*EXERCISE*:
Without the pictures, extract every line from the start of the material to the line containing "minimum width=92] (b60)", both ends included.

*RECORDS*:
#####
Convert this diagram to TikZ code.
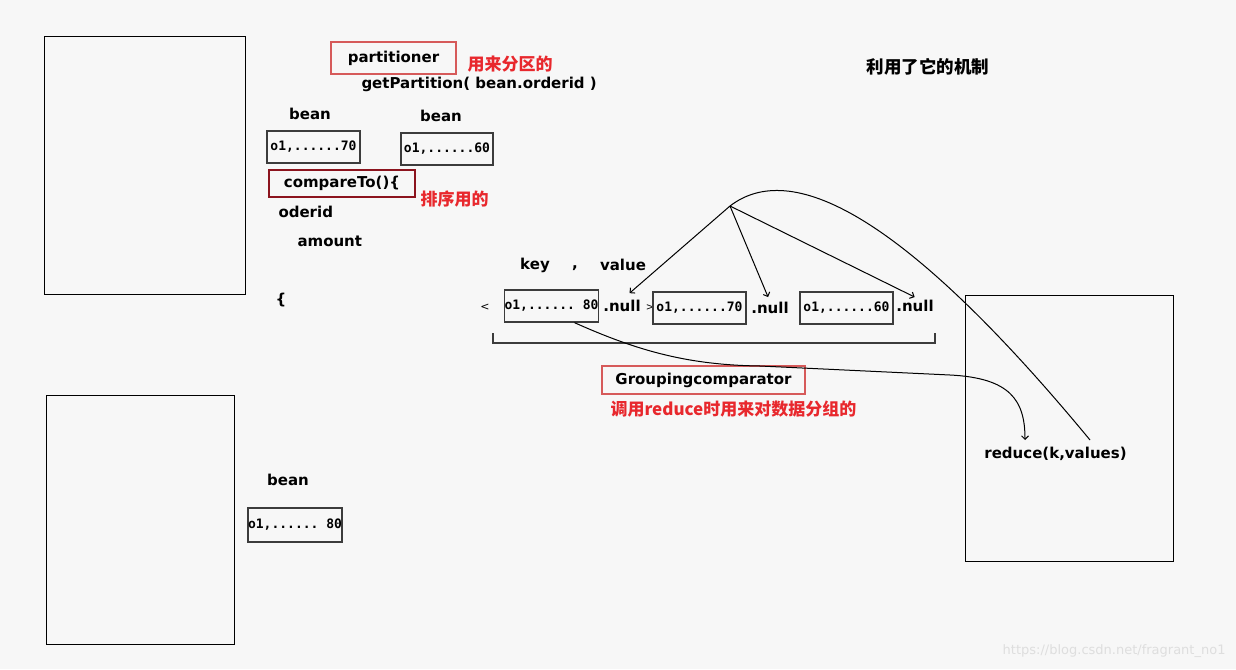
\documentclass[tikz,border=0pt]{standalone}
\usepackage{fontspec}
\setmainfont{DejaVu Sans}
\setmonofont{DejaVu Sans Mono}
\newfontfamily\cjk{Noto Sans CJK SC}
\usetikzlibrary{arrows.meta}
\definecolor{bgcol}{RGB}{247,247,247}
\definecolor{notered}{RGB}{232,40,45}
\definecolor{boxred}{RGB}{214,90,90}
\definecolor{darkred}{RGB}{140,20,30}
\definecolor{linegray}{RGB}{60,60,60}

\begin{document}
\begin{tikzpicture}[x=1pt, y=-1pt, >=Straight Barb, line width=1pt,
    every node/.style={font=\fontsize{15}{17}\selectfont\bfseries, inner sep=0pt},
    frame/.style={draw=black, line width=1.3pt, anchor=north west},
    keybox/.style={draw=linegray, line width=1.3pt, minimum width=93, minimum height=32,
        font=\fontsize{13}{15}\selectfont\ttfamily\bfseries},
    redbox/.style={draw=boxred, line width=1.2pt, minimum height=30},
    note/.style={text=notered, anchor=west, font=\fontsize{17}{19}\selectfont\cjk\bfseries}]
    % Fondo
    \fill[bgcol] (0,0) rectangle (1236,669);
    \useasboundingbox (0,0) rectangle (1236,669);

    % Map tasks and reduce task
    \node[frame, minimum width=201, minimum height=258] (mapA) at (44,36) {};
    \node[frame, minimum width=188, minimum height=249] (mapB) at (46,395) {};
    \node[frame, minimum width=208, minimum height=266] (reduceBox) at (965,295) {};

    % Partitioner
    \node[redbox, minimum width=125, minimum height=32] (part) at (393.5,58) {partitioner};
    \node[note] (partnote) at (467,64) {用来分区的};
    \node[anchor=west] (getp) at (361,84) {getPartition( bean.orderid )};

    % Beans
    \node (bean1) at (310,114) {bean};
    \node (bean2) at (441,116) {bean};
    \node[keybox] (b70) at (313.5,147) {o1,......70};
    \node[keybox, minimum width=92] (b60) at (447,149) {o1,......60};

    % compareTo
    \node[redbox, draw=darkred, minimum width=146, minimum height=27] (cmp) at (342,183.5) {compareTo()\{};
    \node[note] (cmpnote) at (420,199) {排序用的};
    \node[anchor=west] (oderid) at (278,212) {oderid};
    \node[anchor=west] (amount) at (297,241) {amount};
    \node (brace) at (281,300) {\{};

    % key , value
    \node (key) at (535,265) {key};
    \node (comma) at (575,268) {,};
    \node (value) at (623,265) {value};
    \node[font=\fontsize{11}{13}\selectfont] (lt) at (485,307) {<};
    \node[keybox] (k80) at (551.5,306) {o1,...... 80};
    \node (null1) at (622,306) {.null};
    \node[font=\fontsize{10}{12}\selectfont] (gt) at (650,308) {>};
    \node[keybox] (k70) at (699.5,308) {o1,......70};
    \node (null2) at (770,308) {.null};
    \node[keybox] (k60) at (846.5,308) {o1,......60};
    \node (null3) at (915,306) {.null};
    \draw[linegray, line width=1.2pt] (493,333) -- (493,343) -- (935,343) -- (935,333);

    % Grouping comparator
    \node[redbox, minimum width=203, minimum height=28] (group) at (703.5,380) {Groupingcomparator};
    \node[note] (groupnote) at (610,409) {调用reduce时用来对数据分组的};

    % Reduce
    \node (red) at (1055.5,454) {reduce(k,values)};
    \node[anchor=west, font=\fontsize{17.5}{19}\selectfont\cjk\bfseries] (mech) at (866,67) {利用了它的机制};

    % Flechas
    \coordinate (apex) at (730,206);
    \coordinate (arcend) at (1090,440);
    \coordinate (rin) at (1025,440);
    \draw[->, shorten >=10pt] (apex) -- (null1.north);
    \draw[->, shorten >=5pt] (apex) -- (null2.north);
    \draw[->, shorten >=6pt] (apex) -- ([xshift=5]null3.north);
    \draw (apex) .. controls (790,160) and (900,210) .. (arcend);
    \draw[->] ([xshift=23]k80.south) .. controls (640,352) and (690,365) .. (760,366)
        -- (950,375) .. controls (1010,378) and (1025,400) .. (rin);

    % Segundo map
    \node (bean3) at (288,480) {bean};
    \node[keybox, minimum width=92, minimum height=34] (b80) at (295,525) {o1,...... 80};

    \node[anchor=east, text=black!13, font=\fontsize{13}{15}\selectfont] (wm) at (1226,651) {https://blog.csdn.net/fragrant\_no1};
\end{tikzpicture}
\end{document}
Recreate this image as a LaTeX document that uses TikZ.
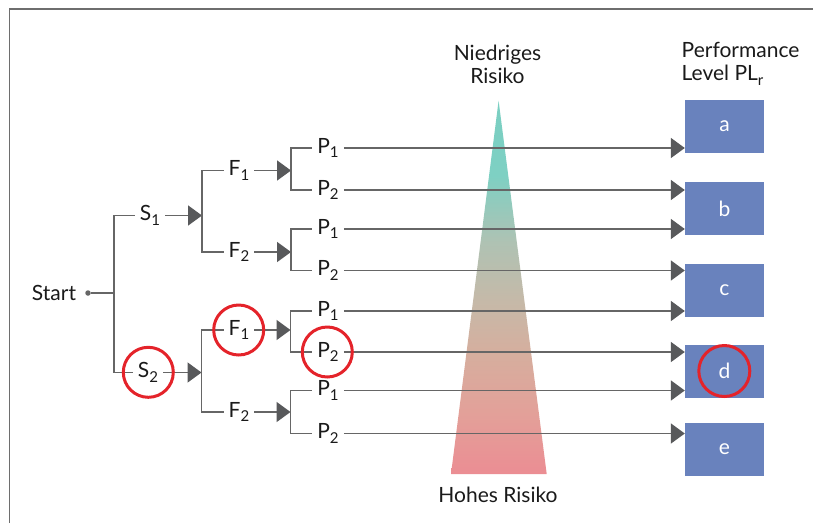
\documentclass[tikz,border=0pt]{standalone}
\usepackage{fontspec}
\setmainfont{Lato}
\usetikzlibrary{arrows.meta}

\definecolor{linegray}{HTML}{666666}
\definecolor{tipgray}{HTML}{58595B}
\definecolor{framegray}{HTML}{6E6E6E}
\definecolor{plblue}{HTML}{6982BD}
\definecolor{markred}{HTML}{E4232A}
\definecolor{inkblack}{HTML}{1A1A1A}
% risk wedge colours, from high to low risk
\definecolor{riskA}{HTML}{EB8D93}
\definecolor{riskB}{HTML}{E3A099}
\definecolor{riskC}{HTML}{D6AE9E}
\definecolor{riskD}{HTML}{C6B9A8}
\definecolor{riskE}{HTML}{AFC2B3}
\definecolor{riskF}{HTML}{7ED0C3}
\definecolor{riskG}{HTML}{7ACFC2}

\pgfdeclareverticalshading{riskgrad}{100bp}{%
  color(0bp)=(riskA); color(25bp)=(riskA); color(33bp)=(riskB);
  color(41bp)=(riskC); color(48bp)=(riskD); color(56bp)=(riskE);
  color(65bp)=(riskF); color(75bp)=(riskG); color(100bp)=(riskG)}

% lowered index, e.g. S_1, P_2, PL_r
\newcommand\lvl[1]{\raisebox{-0.45ex}{\fontsize{15}{15}\selectfont #1}}

\begin{document}
\begin{tikzpicture}[x=1pt,y=-1pt,
  font=\fontsize{21}{23}\selectfont,
  lbl/.style={inner xsep=5pt, inner ysep=0pt, text=inkblack},
  wire/.style={draw=linegray, line width=1.7pt},
  flow/.style={wire, -{Triangle[length=14pt,width=20pt,color=tipgray]}},
  plbox/.style={fill=plblue, text=white, minimum width=79pt, minimum height=52.7pt, inner sep=0pt},
  markcirc/.style={circle, draw=markred, line width=3pt, minimum size=50pt, inner sep=0pt},
  headline/.style={align=center, text=inkblack, inner sep=0pt}
]
\useasboundingbox (0,0) rectangle (813,523);

% frame
\draw[framegray, line width=1.5pt] (9.5,523) -- (9.5,9) -- (813,9);

% risk wedge
\shade[shading=riskgrad]
  (498.6,100.7) -- (546.7,474) -- (451,474) -- cycle;

% headings
\node[headline] (lowrisk) at (497.5,64) {Niedriges\\Risiko};
\node[headline] (highrisk) at (498,495) {Hohes Risiko};
\node[headline, align=left, anchor=west] (plhead) at (681.5,64) {Performance\\Level PL\lvl{r}};

% performance level boxes
\node[plbox] (pa) at (724.5,126.3) {a};
\node[plbox] (pb) at (724.5,208.5) {b};
\node[plbox] (pc) at (724.5,290.3) {c};
\node[plbox] (pd) at (724.5,371.3) {d};
\node[plbox] (pe) at (724.5,449.3) {e};

% start
\node[lbl] (start) at (54,293) {Start};
\node[circle, fill=linegray, inner sep=0pt, minimum size=5.5pt] (dot) at (88,293) {};
\coordinate (j0) at (114,293);

% severity
\node[lbl] (s1) at (150,215.5) {S\lvl{1}};
\node[lbl] (s2) at (148,372.5) {S\lvl{2}};
\coordinate (b1) at (202,215.5);
\coordinate (b2) at (201.5,372.5);

% frequency
\node[lbl] (f11) at (239,170.5) {F\lvl{1}};
\node[lbl] (f12) at (239,252) {F\lvl{2}};
\node[lbl] (f21) at (239,330) {F\lvl{1}};
\node[lbl] (f22) at (239,412) {F\lvl{2}};
\coordinate (b11) at (291,170.5);
\coordinate (b12) at (291,252);
\coordinate (b21) at (290.5,330);
\coordinate (b22) at (290.5,412);

% possibility of avoidance
\node[lbl] (p111) at (328,148) {P\lvl{1}};
\node[lbl] (p112) at (328,190) {P\lvl{2}};
\node[lbl] (p121) at (328,229) {P\lvl{1}};
\node[lbl] (p122) at (328,270.5) {P\lvl{2}};
\node[lbl] (p211) at (328,311) {P\lvl{1}};
\node[lbl] (p212) at (328,352) {P\lvl{2}};
\node[lbl] (p221) at (328,390.5) {P\lvl{1}};
\node[lbl] (p222) at (328,433.5) {P\lvl{2}};

% tree wiring
\draw[wire] (dot) -- (j0) |- (s1);
\draw[wire] (j0) |- (s2);
\draw[flow] (s1) -- (b1);
\draw[flow] (s2) -- (b2);
\draw[wire] (b1) |- (f11);
\draw[wire] (b1) |- (f12);
\draw[wire] (b2) |- (f21);
\draw[wire] (b2) |- (f22);
\draw[flow] (f11) -- (b11);
\draw[flow] (f12) -- (b12);
\draw[flow] (f21) -- (b21);
\draw[flow] (f22) -- (b22);
\draw[wire] (b11) |- (p111);
\draw[wire] (b11) |- (p112);
\draw[wire] (b12) |- (p121);
\draw[wire] (b12) |- (p122);
\draw[wire] (b21) |- (p211);
\draw[wire] (b21) |- (p212);
\draw[wire] (b22) |- (p221);
\draw[wire] (b22) |- (p222);

% outcomes
\draw[flow] (p111) -- (p111 -| pa.west);
\draw[flow] (p112) -- (p112 -| pb.west);
\draw[flow] (p121) -- (p121 -| pb.west);
\draw[flow] (p122) -- (p122 -| pc.west);
\draw[flow] (p211) -- (p211 -| pc.west);
\draw[flow] (p212) -- (p212 -| pd.west);
\draw[flow] (p221) -- (p221 -| pd.west);
\draw[flow] (p222) -- (p222 -| pe.west);

% highlighted path
\node[markcirc] (ms2) at (148.3,372.3) {};
\node[markcirc] (mf21) at (238.7,330) {};
\node[markcirc] (mp212) at (327.3,352) {};
\node[markcirc, minimum size=51pt] (mpd) at (724.3,371) {};
\end{tikzpicture}
\end{document}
#####
*RESULT BELOW*:
Convert this diagram to TikZ code.
\documentclass[tikz,border=0pt]{standalone}
\usepackage{fontspec}
\setmainfont{DejaVu Sans}
\setmonofont{DejaVu Sans Mono}
\newfontfamily\cjk{Noto Sans CJK SC}
\usetikzlibrary{arrows.meta}
\definecolor{bgcol}{RGB}{247,247,247}
\definecolor{notered}{RGB}{232,40,45}
\definecolor{boxred}{RGB}{214,90,90}
\definecolor{darkred}{RGB}{140,20,30}
\definecolor{linegray}{RGB}{60,60,60}

\begin{document}
\begin{tikzpicture}[x=1pt, y=-1pt, >=Straight Barb, line width=1pt,
    every node/.style={font=\fontsize{15}{17}\selectfont\bfseries, inner sep=0pt},
    frame/.style={draw=black, line width=1.3pt, anchor=north west},
    keybox/.style={draw=linegray, line width=1.3pt, minimum width=93, minimum height=32,
        font=\fontsize{13}{15}\selectfont\ttfamily\bfseries},
    redbox/.style={draw=boxred, line width=1.2pt, minimum height=30},
    note/.style={text=notered, anchor=west, font=\fontsize{17}{19}\selectfont\cjk\bfseries}]
    % Fondo
    \fill[bgcol] (0,0) rectangle (1236,669);
    \useasboundingbox (0,0) rectangle (1236,669);

    % Map tasks and reduce task
    \node[frame, minimum width=201, minimum height=258] (mapA) at (44,36) {};
    \node[frame, minimum width=188, minimum height=249] (mapB) at (46,395) {};
    \node[frame, minimum width=208, minimum height=266] (reduceBox) at (965,295) {};

    % Partitioner
    \node[redbox, minimum width=125, minimum height=32] (part) at (393.5,58) {partitioner};
    \node[note] (partnote) at (467,64) {用来分区的};
    \node[anchor=west] (getp) at (361,84) {getPartition( bean.orderid )};

    % Beans
    \node (bean1) at (310,114) {bean};
    \node (bean2) at (441,116) {bean};
    \node[keybox] (b70) at (313.5,147) {o1,......70};
    \node[keybox, minimum width=92] (b60) at (447,149) {o1,......60};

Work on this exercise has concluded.